(Rows from a dataset of charts and code)

---*---

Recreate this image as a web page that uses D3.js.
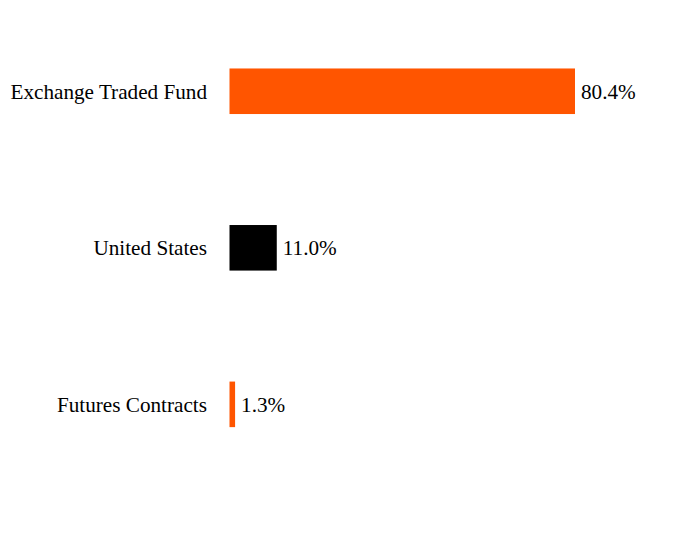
<!DOCTYPE html>
<html>
<head>
<meta charset="utf-8">
<script src="https://cdn.jsdelivr.net/npm/d3@7"></script>
<style>
  body { margin: 0; background: #fff; }
</style>
</head>
<body>
<svg id="chart"></svg>
<script>
// Data
const categories = ["Exchange Traded Fund", "United States", "Futures Contracts"];
const values = [80.4, 11.0, 1.3];
const barColors = ["#ff5500", "#000000", "#ff5500"];

const width = 696;
const height = 540;
const font = "'Liberation Serif', 'Times New Roman', Times, serif";

const svg = d3.select("#chart")
    .attr("width", width)
    .attr("height", height)
    .style("font-family", font);

// Scales
const x = d3.scaleLinear()
    .domain([0, 80.4])
    .range([229.5, 575]);

const y = d3.scaleBand()
    .domain(categories)
    .range([35.6, 460])
    .paddingInner(0.709)
    .paddingOuter(0.21);

// Bars
svg.append("g")
  .selectAll("rect")
  .data(categories)
  .join("rect")
    .attr("x", x(0))
    .attr("y", d => y(d))
    .attr("width", (d, i) => x(values[i]) - x(0))
    .attr("height", y.bandwidth())
    .attr("fill", (d, i) => barColors[i]);

// Category labels
svg.append("g")
  .selectAll("text")
  .data(categories)
  .join("text")
    .attr("x", 207)
    .attr("y", d => y(d) + y.bandwidth() / 2)
    .attr("dy", "0.36em")
    .attr("text-anchor", "end")
    .attr("font-family", font)
    .attr("font-size", 21.2)
    .attr("fill", "#000")
    .text(d => d);

// Value labels
svg.append("g")
  .selectAll("text")
  .data(categories)
  .join("text")
    .attr("x", (d, i) => x(values[i]) + 6)
    .attr("y", d => y(d) + y.bandwidth() / 2)
    .attr("dy", "0.36em")
    .attr("font-family", font)
    .attr("font-size", 21.2)
    .attr("fill", "#000")
    .text((d, i) => values[i].toFixed(1) + "%");
</script>
</body>
</html>
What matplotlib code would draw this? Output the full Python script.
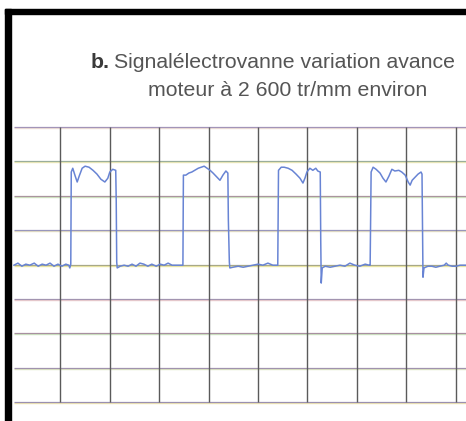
import matplotlib
matplotlib.use('Agg')
import matplotlib.pyplot as plt
from matplotlib.patches import Rectangle

# trace sampled off the scope screen, time and amplitude in grid divisions
t_div = [
    0.06, 0.14, 0.22, 0.30, 0.38, 0.47, 0.55, 0.63, 0.71, 0.79, 0.87, 0.95, 1.03, 1.11, 1.17, 1.19,
    1.21, 1.22, 1.25, 1.30, 1.34, 1.38, 1.44, 1.50, 1.58, 1.66, 1.74, 1.82, 1.90, 1.96, 2.00, 2.06, 2.12, 2.13, 2.14, 2.15,
    2.21, 2.29, 2.37, 2.45, 2.53, 2.61, 2.69, 2.77, 2.85, 2.94, 3.02, 3.10, 3.18, 3.26, 3.34, 3.48,
    3.49, 3.54, 3.60, 3.66, 3.72, 3.79, 3.85, 3.91, 3.97, 4.03, 4.09, 4.17, 4.23, 4.29, 4.35, 4.39, 4.40, 4.42, 4.43,
    4.49, 4.60, 4.70, 4.80, 4.90, 5.00, 5.10, 5.20, 5.30, 5.40,
    5.415, 5.47, 5.53, 5.61, 5.69, 5.77, 5.85, 5.91, 5.95, 5.99, 6.05, 6.11, 6.17, 6.21, 6.26, 6.27, 6.28, 6.30,
    6.36, 6.46, 6.56, 6.66, 6.76, 6.86, 6.96, 7.06, 7.17, 7.25, 7.27,
    7.29, 7.33, 7.39, 7.47, 7.53, 7.59, 7.65, 7.71, 7.77, 7.85, 7.91, 7.98, 8.04, 8.08, 8.12, 8.18, 8.24, 8.30, 8.32, 8.33, 8.34, 8.36,
    8.44, 8.52, 8.60, 8.68, 8.77, 8.81, 8.85, 8.93, 9.01, 9.09, 9.21,
]
u_div = [
    3.98, 4.04, 3.95, 4.01, 3.98, 4.04, 3.95, 4.01, 3.98, 4.04, 3.95, 4.01, 3.95, 4.01, 3.98, 3.90,
    4.01, 6.69, 6.80, 6.57, 6.40, 6.57, 6.80, 6.86, 6.83, 6.74, 6.63, 6.48, 6.40, 6.51, 6.69, 6.77, 6.74, 5.87, 4.07, 3.90,
    3.95, 3.98, 3.95, 4.01, 3.95, 4.04, 4.01, 3.95, 4.01, 3.95, 4.01, 3.98, 4.04, 3.98, 3.98, 3.98,
    6.60, 6.60, 6.66, 6.69, 6.74, 6.80, 6.83, 6.86, 6.80, 6.74, 6.66, 6.54, 6.45, 6.60, 6.72, 6.66, 5.29, 4.07, 3.90,
    3.92, 3.95, 3.92, 3.95, 3.98, 4.01, 3.98, 4.04, 3.98, 3.98,
    6.74, 6.83, 6.83, 6.80, 6.74, 6.63, 6.51, 6.37, 6.51, 6.69, 6.80, 6.74, 6.80, 6.72, 6.69, 4.71, 3.46, 3.90,
    3.95, 3.92, 3.95, 3.98, 3.95, 4.04, 3.98, 3.95, 4.01, 3.98, 3.98,
    6.69, 6.83, 6.77, 6.66, 6.51, 6.40, 6.57, 6.77, 6.72, 6.74, 6.69, 6.60, 6.40, 6.31, 6.45, 6.54, 6.63, 6.69, 6.63, 5.00, 3.63, 3.90,
    3.95, 3.95, 3.92, 3.95, 3.98, 4.04, 3.98, 3.95, 3.95, 3.98, 3.98,
]

v_lines = [1, 2, 3, 4, 5, 6, 7, 8, 9]
h_lines = [0, 1, 2, 3, 4, 5, 6, 7, 8]
# printed grid has slightly misregistered colour passes
h_colors = ['#9a90b0', '#a092ae', '#a890a0', '#a294b0', '#a8a888', '#9896bc', '#aa949e', '#9aae9a', '#a294b8']
h_fringe = ['#eee2a0', '#d6e2b4', '#c2e2b4', '#eac4c4', '#eee890', '#e2dab4', '#c8e4b4', '#eee8a8', '#eedad0']

title_1 = 'Signalélectrovanne variation avance'
title_2 = 'moteur à 2 600 tr/mm environ'

W, H = 466, 421
fig = plt.figure(figsize=(W / 100, H / 100), dpi=100)
fig.patch.set_facecolor('white')

ax = fig.add_axes([11 / W, (H - 402) / H, 455 / W, 275 / H])
ax.set_xlim(0, 455 / 49.4)
ax.set_ylim(0, 8)
ax.axis('off')

for y, c, f in zip(h_lines, h_colors, h_fringe):
    ax.hlines(y - 0.03, 0.06, 9.3, color=f, lw=1.0, alpha=0.8, clip_on=False)
    ax.hlines(y, 0.06, 9.3, color=c, lw=0.9, clip_on=False)
for x in v_lines:
    ax.vlines(x, 0, 8, color='#5a5a5a', lw=1.0, clip_on=False)

ax.plot(t_div, u_div, color='#6884d4', lw=1.1, clip_on=False, zorder=5)

# black frame corner
fig.patches.append(Rectangle((5 / W, 0), 6 / W, (H - 9) / H, transform=fig.transFigure,
                             color='black', zorder=10))
fig.patches.append(Rectangle((5 / W, (H - 14) / H), (W - 5) / W, 5 / H, transform=fig.transFigure,
                             color='black', zorder=10))

font = 'Liberation Sans'
r = fig.canvas.get_renderer()
tb = fig.text(91 / W, (H - 68) / H, 'b.', fontsize=15.3, fontweight='bold', color='#3a3a3a',
              family=font, va='baseline', ha='left')
bb = tb.get_window_extent(r)
fig.text((bb.x1 + 4) / W, (H - 68) / H, title_1, fontsize=15.3, color='#555555',
         family=font, va='baseline', ha='left')
fig.text(288 / W, (H - 96) / H, title_2, fontsize=15.3, color='#555555',
         family=font, va='baseline', ha='center')

fig.savefig('out.png', dpi=100)
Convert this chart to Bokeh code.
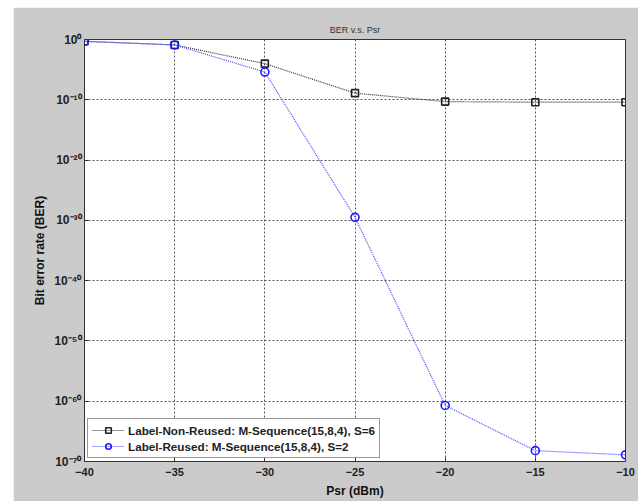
from bokeh.plotting import figure
from bokeh.models import FixedTicker, CustomJSTickFormatter, Range1d, Legend, LegendItem, Spacer
from bokeh.layouts import row, column
from bokeh.embed import file_html
from bokeh.resources import INLINE

psr = [-40, -35, -30, -25, -20, -15, -10]
ber_non_reused = [10**-0.3, 10**-0.9, 10**-4.0, 10**-8.9, 10**-10.3, 10**-10.4, 10**-10.4]
ber_reused = [10**-0.3, 10**-0.9, 10**-5.4, 10**-29.5, 10**-60.7, 10**-68.2, 10**-68.9]
x_ticks = [-40, -35, -30, -25, -20, -15, -10]
y_ticks = [1e-70, 1e-60, 1e-50, 1e-40, 1e-30, 1e-20, 1e-10, 1.0]
label_non = "Label-Non-Reused: M-Sequence(15,8,4), S=6"
label_reu = "Label-Reused: M-Sequence(15,8,4), S=2"

FONT = "Liberation Sans"
BG = "#cbcbcb"

p = figure(width=625, height=494, y_axis_type="log",
           x_range=Range1d(-40, -10), y_range=Range1d(1e-70, 1.0),
           output_backend="svg", toolbar_location=None,
           title="BER v.s. Psr",
           min_border_left=71, min_border_top=32, min_border_right=13, min_border_bottom=40)
p.border_fill_color = BG
p.background_fill_color = "white"
p.outline_line_color = "#333333"
p.outline_line_width = 1

p.title.text_font = FONT
p.title.text_font_size = "9px"
p.title.text_font_style = "normal"
p.title.text_color = "#333333"
p.title.align = "center"

p.xaxis.ticker = FixedTicker(ticks=x_ticks)
p.yaxis.ticker = FixedTicker(ticks=y_ticks)
p.yaxis.formatter = CustomJSTickFormatter(code="""
const sup = {'-':'\u207b','0':'\u2070','1':'\u00b9','2':'\u00b2','3':'\u00b3','4':'\u2074','5':'\u2075','6':'\u2076','7':'\u2077','8':'\u2078','9':'\u2079'};
const e = Math.round(Math.log10(tick));
return '10' + String(e).split('').map(c => sup[c]).join('');
""")
for ax in (p.xaxis[0], p.yaxis[0]):
    ax.major_tick_in = 4
    ax.major_tick_out = 0
    ax.minor_tick_in = 0
    ax.minor_tick_out = 0
    ax.axis_line_color = "#333333"
    ax.major_tick_line_color = "#333333"
    ax.major_label_text_font = FONT
    ax.major_label_text_font_size = "11px"
    ax.major_label_text_font_style = "bold"
    ax.major_label_text_color = "#222222"
    ax.axis_label_text_font = FONT
    ax.axis_label_text_font_size = "12px"
    ax.axis_label_text_font_style = "bold"
    ax.axis_label_text_color = "#111111"
p.yaxis.major_label_text_font_size = "12px"
p.xaxis.axis_label = "Psr (dBm)"
p.yaxis.axis_label = "Bit error rate (BER)"
p.xaxis.major_label_standoff = 6
p.xaxis.axis_label_standoff = 5
p.yaxis.major_label_standoff = 3
p.yaxis.axis_label_standoff = 4

p.grid.grid_line_color = "#555555"
p.grid.grid_line_dash = "2 2"
p.grid.grid_line_width = 1
p.ygrid.minor_grid_line_color = None

l1 = p.line(psr, ber_non_reused, line_color="#333333", line_width=1.2, line_dash="1 1")
s1 = p.scatter(psr, ber_non_reused, marker="square", size=7, fill_color=None,
               line_color="#222222", line_width=1.6)
l2 = p.line(psr, ber_reused, line_color="#4a4aff", line_width=1.2, line_dash="1 1")
s2 = p.scatter(psr, ber_reused, marker="circle", size=8, fill_color=None,
               line_color="#1a1aff", line_width=1.6)

legend = Legend(items=[LegendItem(label=label_non, renderers=[l1, s1]),
                       LegendItem(label=label_reu, renderers=[l2, s2])],
                location="bottom_left")
legend.margin = 3
legend.padding = 4
legend.spacing = 2
legend.label_text_font = FONT
legend.label_text_font_size = "11.7px"
legend.label_text_font_style = "bold"
legend.label_text_color = "#222222"
legend.glyph_width = 32
legend.glyph_height = 14
legend.label_standoff = 4
legend.label_height = 14
legend.border_line_color = "#333333"
legend.border_line_width = 1
legend.background_fill_color = "white"
legend.background_fill_alpha = 1
p.add_layout(legend)

layout = column(Spacer(width=10, height=7), row(Spacer(width=13, height=10), p))
open("out.html", "w").write(file_html(layout, INLINE))
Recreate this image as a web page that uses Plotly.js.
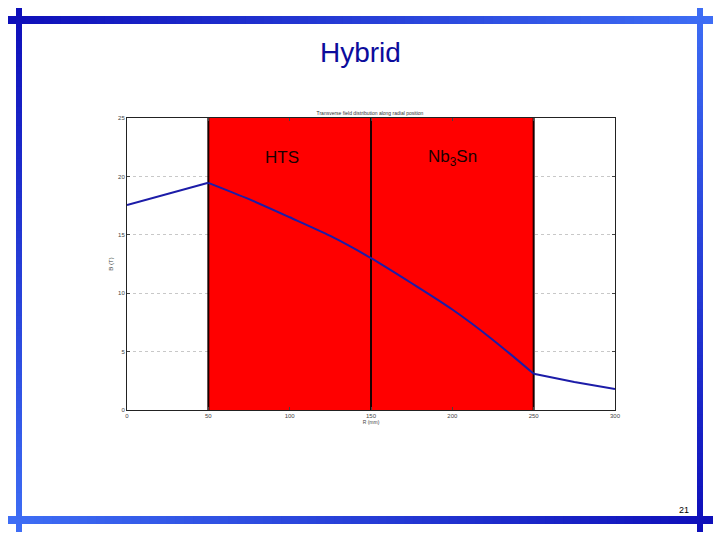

---*---

■ **WRITTEN PROBLEM**
Reproduce only the lines from the beginning of the data through the line that contains "i) => barColors[i]);", both included, and please drop the pictures.

■ **FULL ANSWER**
Recreate this image as a web page that uses D3.js.
<!DOCTYPE html>
<html>
<head>
<meta charset="utf-8">
<script src="https://cdn.jsdelivr.net/npm/d3@7"></script>
<style>
  body { margin: 0; background: #fff; }
</style>
</head>
<body>
<svg id="chart"></svg>
<script>
// Data
const categories = ["Exchange Traded Fund", "United States", "Futures Contracts"];
const values = [80.4, 11.0, 1.3];
const barColors = ["#ff5500", "#000000", "#ff5500"];

const width = 696;
const height = 540;
const font = "'Liberation Serif', 'Times New Roman', Times, serif";

const svg = d3.select("#chart")
    .attr("width", width)
    .attr("height", height)
    .style("font-family", font);

// Scales
const x = d3.scaleLinear()
    .domain([0, 80.4])
    .range([229.5, 575]);

const y = d3.scaleBand()
    .domain(categories)
    .range([35.6, 460])
    .paddingInner(0.709)
    .paddingOuter(0.21);

// Bars
svg.append("g")
  .selectAll("rect")
  .data(categories)
  .join("rect")
    .attr("x", x(0))
    .attr("y", d => y(d))
    .attr("width", (d, i) => x(values[i]) - x(0))
    .attr("height", y.bandwidth())
    .attr("fill", (d, i) => barColors[i]);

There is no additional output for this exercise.